Il think tank britannico RUSI (Royal United Services Institute) chiede uno sforzo agli assicuratori cyber per vincere la sfida sulla sicurezza informatica. I governi e le aziende stanno lottando per far fronte alla portata e alla complessità della gestione del rischio cyber. Nell’ultimo anno, il lavoro a distanza, il rapido processo di digitalizzazione e la necessità di una maggiore connettività hanno enfatizzato la sfida della sicurezza informatica.
Il contributo del settore assicurativo al miglioramento delle pratiche di sicurezza informatica è stato finora limitato, ma serve uno sforzo comune perché il ruolo delle assicurazioni è decisivo per vincere la sfida.
Secondo un documento pubblicato dagli analisti del think tank del Royal United Services Institute (Rusi), la grande minaccia è rappresentata dagli attacchi ransomware.
Sulla falsariga di quanto avvenuto per altre tipologie di rischio, gli assicuratori potrebbero replicare gli stessi schemi, sotto forma di premi per una buona gestione del rischio o attraverso l’offerta di vantaggi finanziari per le organizzazioni che adottano i migliori standard di sicurezza.
Tuttavia, gli autori del documento affermano che se esistono le leve per stimolare una migliore ricerca di sicurezza digitale, le soluzioni cyber disponibili sul mercato presentano “limiti significativi” e il settore “fatica a passare dalla teoria alla pratica”.
Perché le polizze cyber possano avere l’impatto desiderato, l’intero settore assicurativo deve migliorare non solo nella comprensione e nell’identificazione del rischio digitale, ma anche nella raccolta e nella condivisione di dati affidabili sul cyber risk per migliorare la fase di sottoscrizione e modellazione del rischio.
Senza questi dati, afferma il think tank Rusi, assicuratori e riassicuratori non sono essenzialmente in grado di valutare con precisione il rischio o le iniziative intraprese da un cliente in tema di sicurezza e non possono quindi valutare il pricing delle coperture in modo adeguato.

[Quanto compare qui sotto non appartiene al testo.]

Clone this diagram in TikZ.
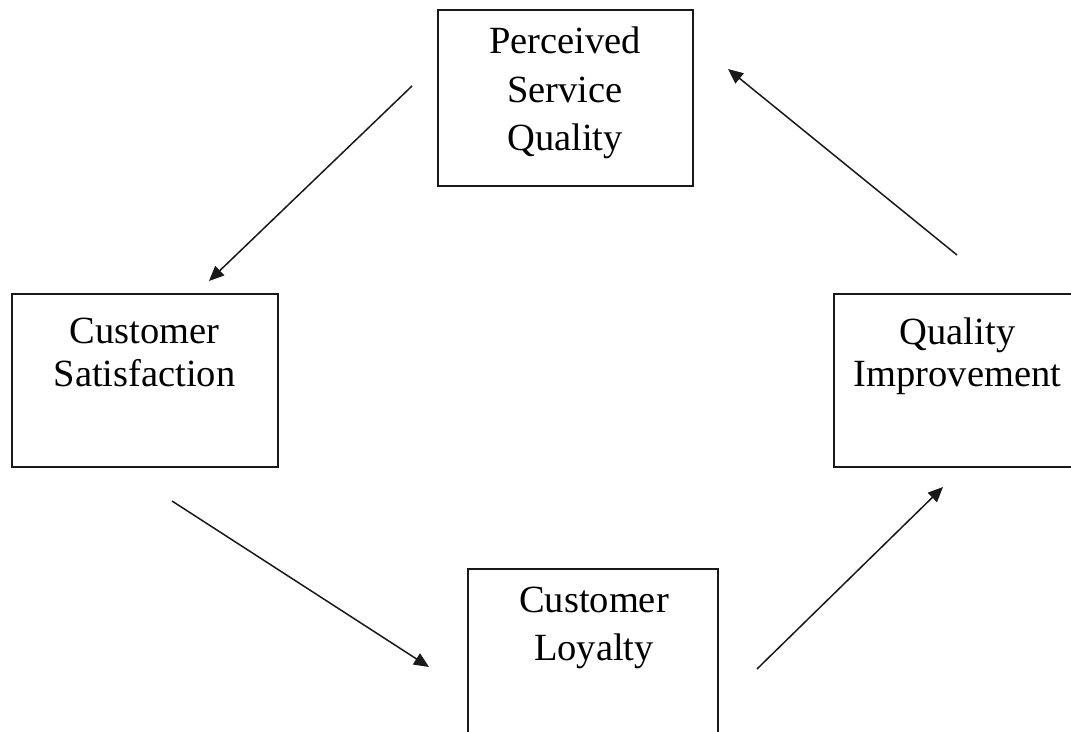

Inoltre, il mercato deve ancora adottare un modello per il corretto utilizzo degli incentivi finanziari o per migliorare le conoscenze informatiche della forza lavoro delle organizzazioni clienti. Il documento evidenzia come a causa di queste lacune il settore rischia di andare nella direzione sbagliata. Ad esempio, vengono ricordate le aspre critiche cui sono stati oggetto gli assicuratori che in diversi casi hanno facilitato i pagamenti dei riscatti richiesti dai cyber criminali dopo un attacco ransomware. Una modalità operativa che mette in moto un circolo vizioso secondo cui gli organi preposti alla tutela, favoriscono il finanziamento alle bande criminali e quindi incentivano nuove forme di attacco. Le alte perdite legate a sinistri connessi ad attacchi ransomware hanno peraltro spinto alcuni grandi assicuratori come Axa, a lasciare alcuni mercati.
Il documento di Rusi ha quindi formulato alcuni suggerimenti agli assicuratori cyber. Innanzitutto gli esperti del think tank britannico ritengono necessario prevedere nei contratti dei vari player, alcuni requisiti minimi di sicurezza per il processo di valutazione dei rischi delle PMI; una maggiore collaborazione con i provider IT, con i fornitori di servizi cloud e specialisti di intelligence. Si esortano inoltre il Cabinet Office e il Crown Commercial Service a provvedere alla messa a punto di un quadro giuridico che renda obbligatoria la copertura assicurativa cyber tra fornitori e venditori governativi. Si suggerisce al National Cyber Security Center (NCSC), alla National Crime Agency (NCA) e alle parti interessate del settore assicurativo di ricorrere ai modelli di partenariato pubblico-privato esistenti per combattere gli incidenti cyber e la criminalità finanziaria e stabilire processi di condivisione delle informazioni sulle minacce, sui dati sottratti e sui pagamenti del riscatto, il tutto in forma anonima. In caso di attacco ransomware gli assicurati dovrebbero obbligatoriamente informare l’NCSC e l’NCA prima di provvedere a qualunque pagamento; il settore assicurativo dovrebbe collaborare con l’NCSC e i partner informatici per creare una serie di controlli minimi sul ransomware basati sull’intelligence sulle minacce e sui dati sui sinistri.
Secondo Rusi dovrebbe anche essere inserito nel quadro normativo il divieto di pagamento di riscatto dopo attacco ransomware.
Sull’adozione di un divieto sui pagamenti di ransomware sembra esserci un certo consenso. Un report pubblicato circa un mese fa per celebrare il lancio di una campagna anti-ransomware, ha affermato che quasi l’80% dei professionisti IT e circa la stessa percentuale di consumatori sosterrebbe il divieto.